Must I verify that Left hand side(LHS)= Right hand side(RHS)or can I prove that RHS= LHS?
I don’t know how to prove from LHS=RHS. How to separate the $4r^3+r$ into two terms, i.e. $\displaystyle\Bigl(r+\frac{1}{2}\Bigr)^4-\Bigl(r-\frac{1}{2}\Bigr)^4$
After verifying, I will need to find $$\sum_{r=1}^n (4r^3+r)$$
This is a summation of finite series question.
On
$(x+y)^{4}-(x-y)^{3}=8x^{3}y+8xy^3$
Just substitute $x=r$ and $y=\frac{1}{2}$ to obtain
$4r^{3}+r=(r+\frac{1}{2})^{4}-(r-\frac{1}{2})^{4}$
As for the infinite sum,
$\sum_{r=1}^{n}({4r^{3}+r})=-\left( \frac{1}{2} \right)^4+\left( \frac{3}{2} \right)^4 - \left( \frac{3}{2} \right)^4+...+\left( n + \frac{1}{2} \right)^4$
$\sum_{r=1}^{n}(4r^{3}+r)=\left( n+\frac{1}{2} \right)^4-\left( \frac{1}{2} \right)^4$
On
Render
$4r^3+r=(2r^2+\frac{1}{2})(2r)$
and define
$(2r^2+\frac{1}{2})=u+v$
$2r=u-v$
Solving the latter equations for $u$ and $v$ and identifying $(u+v)(u-v)$ with $u^2-v^2$ then yields
$4r^3+r=(r^2+r+\frac14)^2-(r^2-r+\frac14)^2$
and since the arguments of the squares on the right are themselves perfect squares, this is also a difference of fourth powers:
$\color{blue}{4r^3+r=(r+\frac12)^4-(r-\frac12)^4}$
On
Can you notice that both sides of the equation are polynomials of degree less than or equal to $3$? If yes then note that if they are equal for more than $3$ values of $r$ they are equal identically.

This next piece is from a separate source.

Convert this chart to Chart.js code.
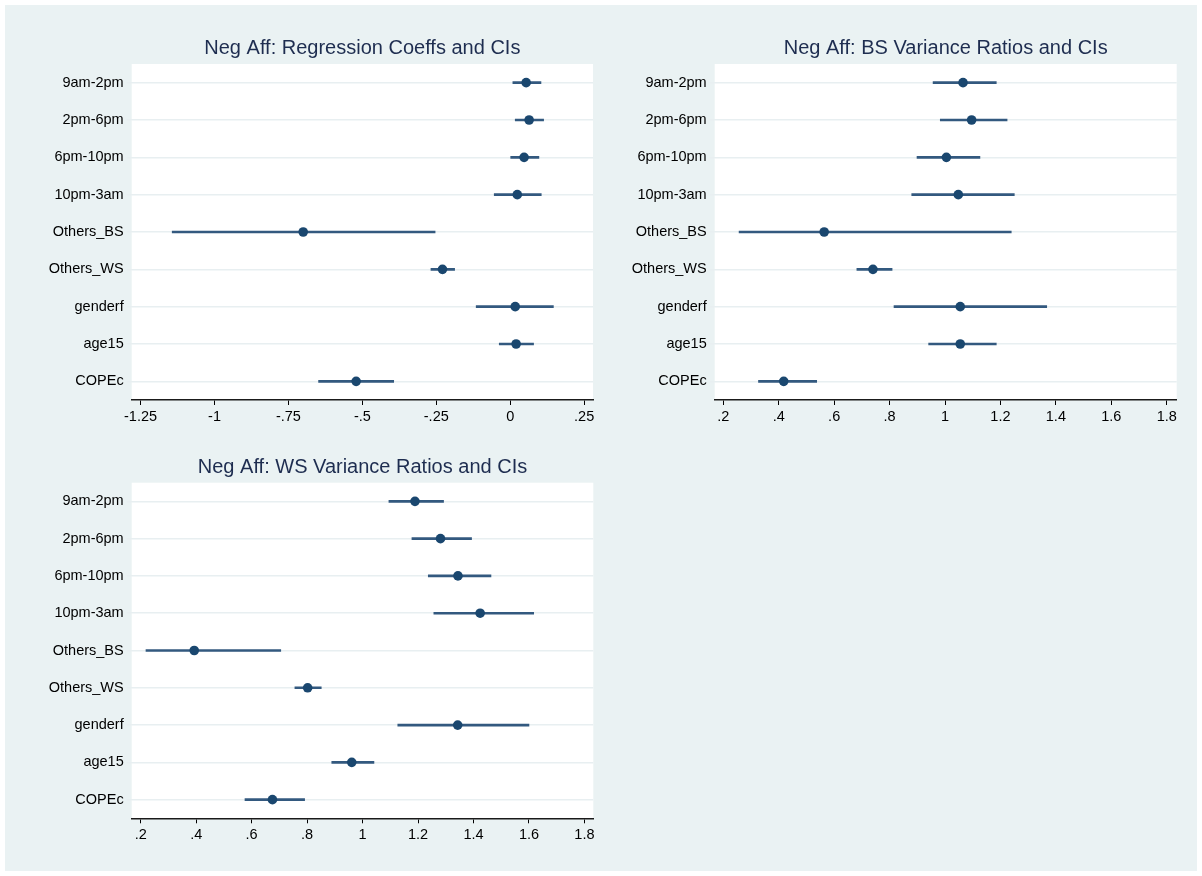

Just put $r=0,r=1/2,r=-1/2,r=3/2$ and check equality of both sides and you are done.
The above is a general technique to prove equality of two polynomials.
Another approach is to factor the RHS as $$((r+1/2)^2+(r-1/2)^2)((r+1/2)^2-(r-1/2)^2)$$ which equals $$(2(r^2+(1/2)^2))(4r(1/2))$$ or $$(4r^2+1)r=4r^3+r$$
On
Using the first identity,
$$\sum_{r=1}^n(4r^3+r)=\sum_{r=1}^n\left(r+\frac{1}{2}\right)^4-\sum_{r=1}^n\left(r-\frac{1}{2}\right)^4 \\=\sum_{r=1}^n\left(r+\frac{1}{2}\right)^4-\sum_{r=0}^{n-1}\left(r+\frac{1}{2}\right)^4$$
and by telescoping, this is
$$\left(n+\frac{1}{2}\right)^4-\left(\frac{1}{2}\right)^4.$$
To establish the identity, factor the differences of squares
$$\left(r+\frac{1}{2}\right)^4-\left(r-\frac{1}{2}\right)^4\\ =\left(\left(r+\frac{1}{2}\right)^2+\left(r-\frac{1}{2}\right)^2\right) \left(\left(r+\frac{1}{2}\right)+\left(r-\frac{1}{2}\right)\right)\left(\left(r+\frac{1}{2}\right)-\left(r-\frac{1}{2}\right)\right)\\ =\left(2r^2+\frac24\right)\cdot2r\cdot1.$$
Since $a^2-b^2=(a+b)(a-b)$, the right-hand side is$$(r^2+\tfrac14+r)^2-(r^2+\tfrac14-r)^2=(2r^2+\tfrac12)(2r)=4r^3+r.$$